7) Para mostrar ao FMI que acabou a moleza, o neo-PT deve:
a) escalar o Suplicy para ciceronear a próxima missão;
b) acomodar os homens do Fundo em quartos sem TV;
c) obrigar esse pessoal a carregar as próprias malas;
d) servir água quente e café frio nas reuniões da Fazenda.
8) O trabalho deve finalmente cair nos braços do capital porque:
a) se o bom sentimento é uma utopia, melhor casar logo por dinheiro;
b) se a castidade caiu de moda, melhor aderir à comunhão de males;
c) dinheiro não compra felicidade, mas paga a reeleição;
d) ou todos têm uma chance no mercado ou o liberalismo não faz sentido.
9) O que melhor caracteriza o espírito revolucionário do neo-PT é:
a) confiar ao PL a missão de moralizar a pasta dos Transportes;
b) arrendar a sede do BC em Brasília ao BankBoston;
c) amarrar as boas intenções humanistas no toco da realidade;
d) acabar com a ilusão de que é possível fazer história sem se lambuzar.

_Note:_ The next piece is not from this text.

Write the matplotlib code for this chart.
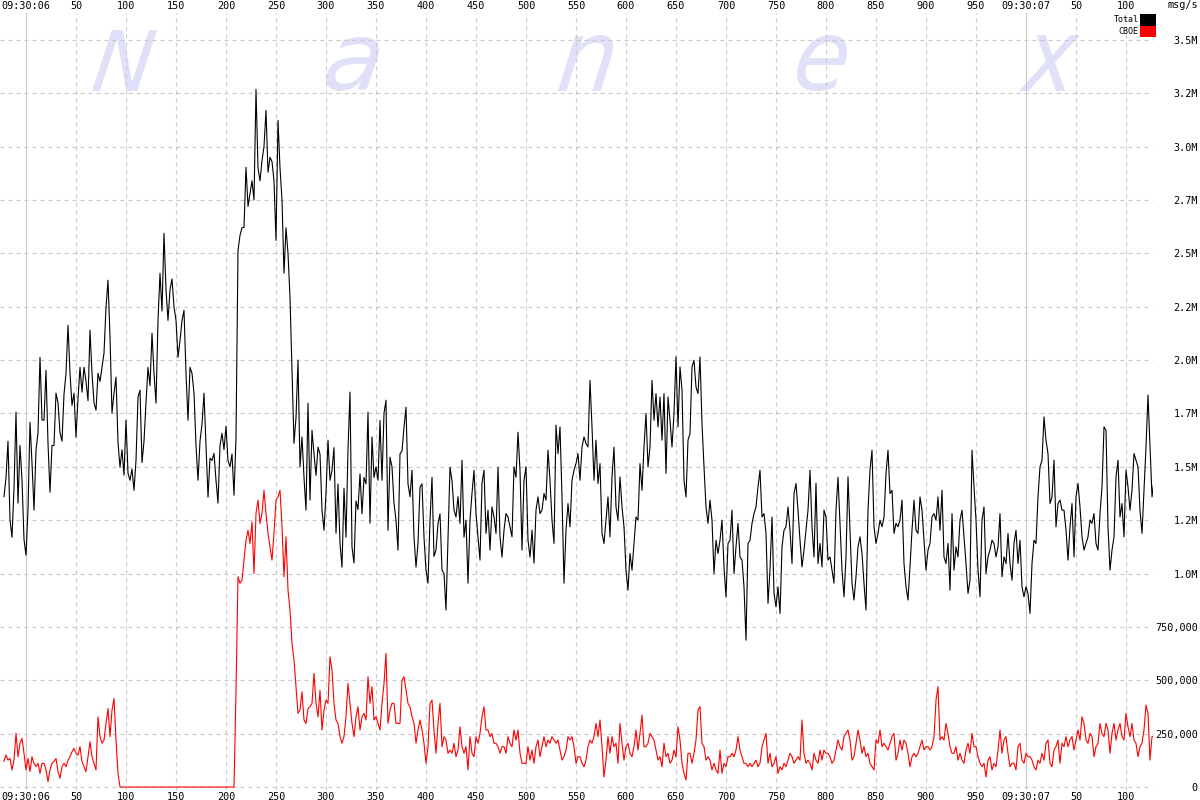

10) À meia dúzia de insubmissos sobreviventes da esquerda recomenda-se que:
a) tentem vencer na vida, para virar direita;
b) leiam o livro de auto-ajuda Lanterna na Popa, do Roberto Campos;
c) releiam o livro de auto-ajuda Lanterna na Popa, do Roberto Campos;
d) peçam asilo ao Itamar na embaixada em Roma.